Keep to the lines from the line containing "Rebuild this chart as a Python" through the line containing "ax.spines['left'].set_linewidth(1.1)": copy them exactly and leave every picture out.

+ + + + + + +

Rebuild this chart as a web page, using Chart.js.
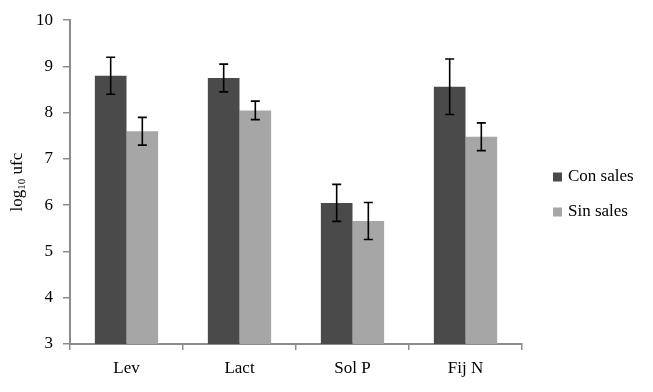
<!DOCTYPE html>
<html>
<head>
<meta charset="utf-8">
<script src="https://cdn.jsdelivr.net/npm/chart.js@4/dist/chart.umd.min.js"></script>
<style>
  html, body { margin: 0; padding: 0; background: #fff; }
  #wrap { width: 653px; height: 392px; }
</style>
</head>
<body>
<div id="wrap"><canvas id="c" width="653" height="392"></canvas></div>
<script>
const categories = ['Lev', 'Lact', 'Sol P', 'Fij N'];
const seriesNames = ['Con sales', 'Sin sales'];
const conSales = [8.8, 8.75, 6.05, 8.56];
const sinSales = [7.6, 8.05, 5.66, 7.48];
const conErr = [0.4, 0.3, 0.4, 0.6];
const sinErr = [0.3, 0.2, 0.4, 0.3];
const yMin = 3, yMax = 10, yStep = 1;
const yTitleMain = 'log';
const yTitleSub = '10';
const yTitleRest = ' ufc';

const FONT = "'Liberation Serif', 'Times New Roman', serif";
const colors = ['#4a4a4a', '#a6a6a6'];
const errors = [conErr, sinErr];

const errorBarPlugin = {
  id: 'errorBars',
  afterDatasetsDraw(chart) {
    const ctx = chart.ctx;
    const y = chart.scales.y;
    ctx.save();
    ctx.strokeStyle = '#000';
    ctx.lineWidth = 1.6;
    chart.data.datasets.forEach((ds, i) => {
      const meta = chart.getDatasetMeta(i);
      meta.data.forEach((el, j) => {
        const v = ds.data[j], e = errors[i][j];
        const yt = y.getPixelForValue(v + e);
        const yb = y.getPixelForValue(v - e);
        const x = el.x;
        ctx.beginPath();
        ctx.moveTo(x, yt); ctx.lineTo(x, yb);
        ctx.moveTo(x - 4.5, yt); ctx.lineTo(x + 4.5, yt);
        ctx.moveTo(x - 4.5, yb); ctx.lineTo(x + 4.5, yb);
        ctx.stroke();
      });
    });
    ctx.restore();
  }
};

const decorPlugin = {
  id: 'decor',
  afterDraw(chart) {
    const ctx = chart.ctx;
    const ca = chart.chartArea;
    ctx.save();
    // legend
    ctx.font = '17px ' + FONT;
    ctx.textBaseline = 'middle';
    ctx.textAlign = 'left';
    const ys = [177, 212];
    chart.data.datasets.forEach((ds, i) => {
      ctx.fillStyle = ds.backgroundColor;
      ctx.fillRect(553, ys[i] - 4.5, 9, 9);
      ctx.fillStyle = '#000';
      ctx.fillText(ds.label, 568, ys[i]);
    });
    // y title with subscript
    const cy = (ca.top + ca.bottom) / 2;
    ctx.translate(17, cy);
    ctx.rotate(-Math.PI / 2);
    ctx.font = '17px ' + FONT;
    const w1 = ctx.measureText(yTitleMain).width;
    const w3 = ctx.measureText(yTitleRest).width;
    ctx.font = '11px ' + FONT;
    const w2 = ctx.measureText(yTitleSub).width;
    let x0 = -(w1 + w2 + w3) / 2;
    ctx.textBaseline = 'alphabetic';
    ctx.fillStyle = '#000';
    ctx.font = '17px ' + FONT;
    ctx.fillText(yTitleMain, x0, 5);
    ctx.font = '11px ' + FONT;
    ctx.fillText(yTitleSub, x0 + w1, 8);
    ctx.font = '17px ' + FONT;
    ctx.fillText(yTitleRest, x0 + w1 + w2, 5);
    ctx.restore();
  }
};

new Chart(document.getElementById('c'), {
  type: 'bar',
  data: {
    labels: categories,
    datasets: [
      { label: seriesNames[0], data: conSales, backgroundColor: colors[0], barPercentage: 1, categoryPercentage: 0.56 },
      { label: seriesNames[1], data: sinSales, backgroundColor: colors[1], barPercentage: 1, categoryPercentage: 0.56 }
    ]
  },
  options: {
    responsive: false,
    animation: false,
    devicePixelRatio: 1,
    layout: { padding: { left: 0, top: 20, right: 131, bottom: 0 } },
    plugins: { legend: { display: false }, tooltip: { enabled: false } },
    scales: {
      x: {
        grid: { offset: true, drawOnChartArea: false, drawTicks: true, tickLength: 6, color: '#8c8c8c', lineWidth: 1.5 },
        border: { color: '#8c8c8c', width: 2 },
        ticks: { font: { family: FONT, size: 17 }, color: '#000', padding: 8 },
        afterFit(s) { s.height = 48; }
      },
      y: {
        min: yMin, max: yMax,
        grid: { drawOnChartArea: false, drawTicks: true, tickLength: 7, color: '#8c8c8c', lineWidth: 1.5 },
        border: { color: '#8c8c8c', width: 2 },
        ticks: { stepSize: yStep, font: { family: FONT, size: 17 }, color: '#000', padding: 10 },
        afterFit(s) { s.width = 70; }
      }
    }
  },
  plugins: [errorBarPlugin, decorPlugin]
});
</script>
</body>
</html>
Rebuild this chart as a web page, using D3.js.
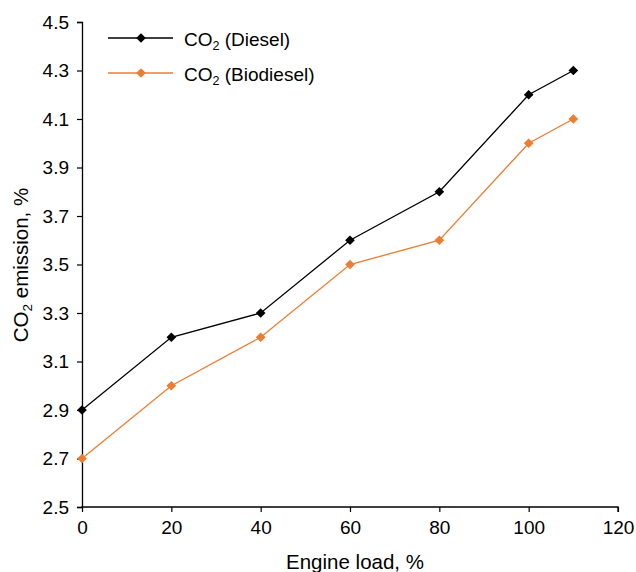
<!DOCTYPE html>
<html>
<head>
<meta charset="utf-8">
<script src="https://cdn.jsdelivr.net/npm/d3@7"></script>
<style>
  body { margin: 0; background: #fff; }
  text { font-family: "Liberation Sans", Arial, sans-serif; fill: #000; }
</style>
</head>
<body>
<div id="chart"></div>
<script>
// data
const loads = [0, 20, 40, 60, 80, 100, 110]
const diesel = [2.9, 3.2, 3.3, 3.6, 3.8, 4.2, 4.3]
const biodiesel = [2.7, 3.0, 3.2, 3.5, 3.6, 4.0, 4.1]
const xTicks = [0, 20, 40, 60, 80, 100, 120]
const yTicks = [2.5, 2.7, 2.9, 3.1, 3.3, 3.5, 3.7, 3.9, 4.1, 4.3, 4.5]

const series = [
  { name: 'Diesel', values: diesel, color: '#000000' },
  { name: 'Biodiesel', values: biodiesel, color: '#ED7D31' }
]

const width = 636
const height = 572
const margin = { top: 22, right: 18, bottom: 65, left: 82 }

const svg = d3.select('#chart').append('svg')
  .attr('width', width)
  .attr('height', height)

const x = d3.scaleLinear().domain([0, 120]).range([margin.left, width - margin.right])
const y = d3.scaleLinear().domain([2.5, 4.5]).range([height - margin.bottom, margin.top])

// axes
const xAxis = svg.append('g')
  .attr('transform', `translate(0,${y(2.5)})`)
  .call(d3.axisBottom(x).tickValues(xTicks).tickSize(5).tickPadding(9).tickFormat(d3.format('d')))
const yAxis = svg.append('g')
  .attr('transform', `translate(${x(0)},0)`)
  .call(d3.axisLeft(y).tickValues(yTicks).tickSize(5).tickPadding(8).tickFormat(d3.format('.1f')))

for (const ax of [xAxis, yAxis]) {
  ax.select('.domain').attr('stroke', '#000').attr('stroke-width', 1.3)
  ax.selectAll('.tick line').attr('stroke', '#000').attr('stroke-width', 1.2)
  ax.selectAll('.tick text').style('font-size', '19px').attr('fill', '#000')
}
xAxis.selectAll('.domain').attr('d', `M${x(0)},0.5V0H${x(120)}V5`)

// axis titles
svg.append('text')
  .attr('x', 355).attr('y', 569)
  .attr('text-anchor', 'middle')
  .style('font-size', '20.5px')
  .text('Engine load, %')

const yTitle = svg.append('text')
  .attr('transform', 'translate(28,265) rotate(-90)')
  .attr('text-anchor', 'middle')
  .style('font-size', '20.5px')
yTitle.append('tspan').text('CO')
yTitle.append('tspan').attr('dy', 4).style('font-size', '13.5px').text('2')
yTitle.append('tspan').attr('dy', -4).text(' emission, %')

// lines and markers
const line = d3.line().x((d, i) => x(loads[i])).y(d => y(d))
const diamond = d3.symbol().type(d3.symbolDiamond2).size(60)

series.forEach(s => {
  svg.append('path')
    .attr('d', line(s.values))
    .attr('fill', 'none')
    .attr('stroke', s.color)
    .attr('stroke-width', 1.3)

  svg.selectAll(null)
    .data(s.values)
    .enter().append('path')
    .attr('d', diamond)
    .attr('transform', (d, i) => `translate(${x(loads[i])},${y(d)})`)
    .attr('fill', s.color)
})

// legend
const legend = svg.append('g')
series.forEach((s, i) => {
  const ly = 38 + i * 35
  legend.append('line')
    .attr('x1', 108).attr('x2', 173)
    .attr('y1', ly).attr('y2', ly)
    .attr('stroke', s.color).attr('stroke-width', 1.3)
  legend.append('path')
    .attr('d', diamond)
    .attr('transform', `translate(141,${ly})`)
    .attr('fill', s.color)
  const t = legend.append('text')
    .attr('x', 184).attr('y', ly + 8)
    .style('font-size', '19px')
  t.append('tspan').text('CO')
  t.append('tspan').attr('dy', 4).style('font-size', '12.5px').text('2')
  t.append('tspan').attr('dy', -4).text(` (${s.name})`)
})
</script>
</body>
</html>
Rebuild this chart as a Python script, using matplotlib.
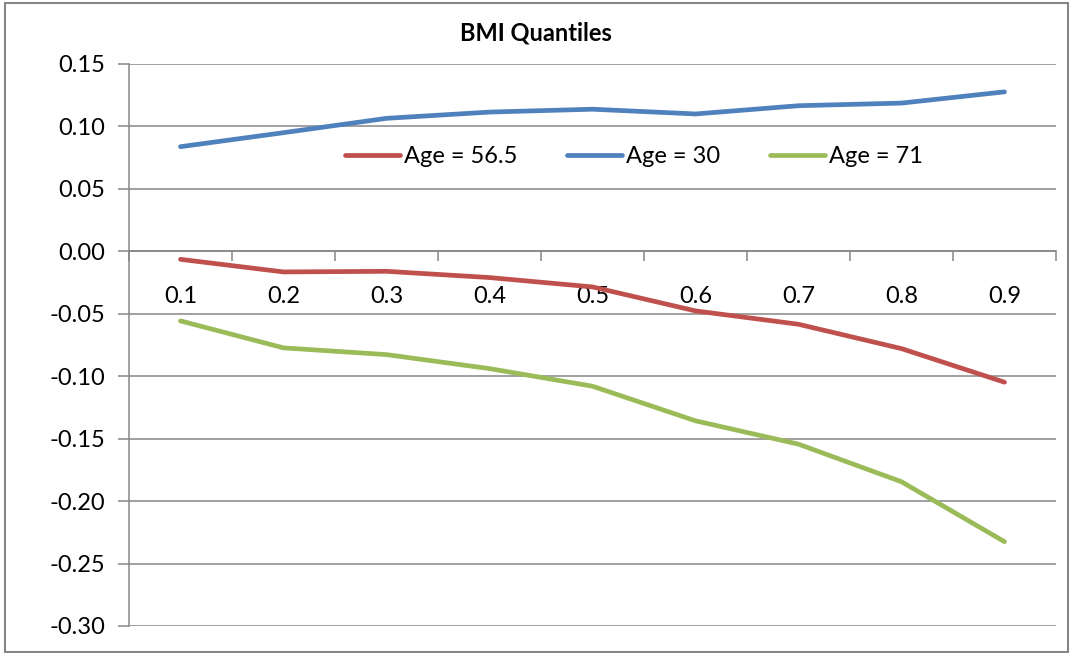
import matplotlib
matplotlib.use("Agg")
import matplotlib.pyplot as plt
from matplotlib.patches import Rectangle

plt.rcParams['font.family'] = ['Lato', 'DejaVu Sans']

quantiles = ["0.1", "0.2", "0.3", "0.4", "0.5", "0.6", "0.7", "0.8", "0.9"]
age_56_5 = [-0.0064, -0.0165, -0.0160, -0.0210, -0.0285, -0.0477, -0.0584, -0.0779, -0.1048]
age_30 = [0.0838, 0.0950, 0.1065, 0.1115, 0.1138, 0.1100, 0.1166, 0.1187, 0.1277]
age_71 = [-0.0557, -0.0773, -0.0827, -0.0939, -0.1080, -0.1357, -0.1544, -0.1845, -0.2325]
series = [("Age = 56.5", age_56_5, "#C0504D"),
          ("Age = 30", age_30, "#4F81BD"),
          ("Age = 71", age_71, "#9BBB59")]
yticks = [0.15, 0.10, 0.05, 0.00, -0.05, -0.10, -0.15, -0.20, -0.25, -0.30]

W, H = 1072, 653
fig = plt.figure(figsize=(W / 100, H / 100), dpi=100)
ax = fig.add_axes([129 / W, 1 - 626 / H, (1056 - 129) / W, (626 - 64) / H])

x = list(range(len(quantiles)))
for name, vals, col in series:
    ax.plot(x, vals, color=col, lw=3.4, solid_capstyle='round',
            solid_joinstyle='round', label=name)

grey = "#868686"
fs = 17
ax.set_xlim(-0.5, len(quantiles) - 0.5)
ax.set_ylim(-0.30, 0.15)
ax.set_yticks(yticks)
ax.set_yticklabels([f"{v:.2f}" for v in yticks])
ax.yaxis.grid(True, color=grey, lw=1.1)
ax.set_axisbelow(True)

ax.set_xticks(x)
ax.set_xticklabels(quantiles)
ax.set_xticks([i - 0.5 for i in range(len(quantiles) + 1)], minor=True)
ax.tick_params(axis='x', which='major', length=0, pad=25, labelsize=fs)
ax.tick_params(axis='x', which='minor', length=7, direction='out', color=grey, width=1.1)
ax.tick_params(axis='y', length=8, direction='out', color=grey, width=1.1, pad=9, labelsize=fs)

for s in ['top', 'right']:
    ax.spines[s].set_visible(False)
ax.spines['bottom'].set_position(('data', 0))
ax.spines['bottom'].set_color(grey)
ax.spines['bottom'].set_linewidth(1.1)
ax.spines['left'].set_color(grey)
ax.spines['left'].set_linewidth(1.1)

leg = ax.legend(loc='center left', bbox_to_anchor=((345 - 129) / 927, 0.835),
                ncol=3, frameon=False, fontsize=fs, handlelength=2.33,
                handletextpad=0.17, columnspacing=2.1, borderpad=0, borderaxespad=0)

fig.text(536 / W, 1 - 33 / H, "BMI Quantiles", ha='center', va='center',
         fontsize=17, fontweight='bold')

fig.patches.append(Rectangle((5 / W, 1 - 652 / H), (1068 - 5) / W, (652 - 3) / H,
                             transform=fig.transFigure, fill=False,
                             edgecolor=grey, lw=1.5))

fig.savefig("out.png", dpi=100)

+ + + + + + +

**SOLUTION TO THE EXERCISE**
Rebuild this chart as a Python script, using matplotlib.
import matplotlib
matplotlib.use("Agg")
import matplotlib.pyplot as plt
from matplotlib.patches import Rectangle

plt.rcParams['font.family'] = ['Lato', 'DejaVu Sans']

quantiles = ["0.1", "0.2", "0.3", "0.4", "0.5", "0.6", "0.7", "0.8", "0.9"]
age_56_5 = [-0.0064, -0.0165, -0.0160, -0.0210, -0.0285, -0.0477, -0.0584, -0.0779, -0.1048]
age_30 = [0.0838, 0.0950, 0.1065, 0.1115, 0.1138, 0.1100, 0.1166, 0.1187, 0.1277]
age_71 = [-0.0557, -0.0773, -0.0827, -0.0939, -0.1080, -0.1357, -0.1544, -0.1845, -0.2325]
series = [("Age = 56.5", age_56_5, "#C0504D"),
          ("Age = 30", age_30, "#4F81BD"),
          ("Age = 71", age_71, "#9BBB59")]
yticks = [0.15, 0.10, 0.05, 0.00, -0.05, -0.10, -0.15, -0.20, -0.25, -0.30]

W, H = 1072, 653
fig = plt.figure(figsize=(W / 100, H / 100), dpi=100)
ax = fig.add_axes([129 / W, 1 - 626 / H, (1056 - 129) / W, (626 - 64) / H])

x = list(range(len(quantiles)))
for name, vals, col in series:
    ax.plot(x, vals, color=col, lw=3.4, solid_capstyle='round',
            solid_joinstyle='round', label=name)

grey = "#868686"
fs = 17
ax.set_xlim(-0.5, len(quantiles) - 0.5)
ax.set_ylim(-0.30, 0.15)
ax.set_yticks(yticks)
ax.set_yticklabels([f"{v:.2f}" for v in yticks])
ax.yaxis.grid(True, color=grey, lw=1.1)
ax.set_axisbelow(True)

ax.set_xticks(x)
ax.set_xticklabels(quantiles)
ax.set_xticks([i - 0.5 for i in range(len(quantiles) + 1)], minor=True)
ax.tick_params(axis='x', which='major', length=0, pad=25, labelsize=fs)
ax.tick_params(axis='x', which='minor', length=7, direction='out', color=grey, width=1.1)
ax.tick_params(axis='y', length=8, direction='out', color=grey, width=1.1, pad=9, labelsize=fs)

for s in ['top', 'right']:
    ax.spines[s].set_visible(False)
ax.spines['bottom'].set_position(('data', 0))
ax.spines['bottom'].set_color(grey)
ax.spines['bottom'].set_linewidth(1.1)
ax.spines['left'].set_color(grey)
ax.spines['left'].set_linewidth(1.1)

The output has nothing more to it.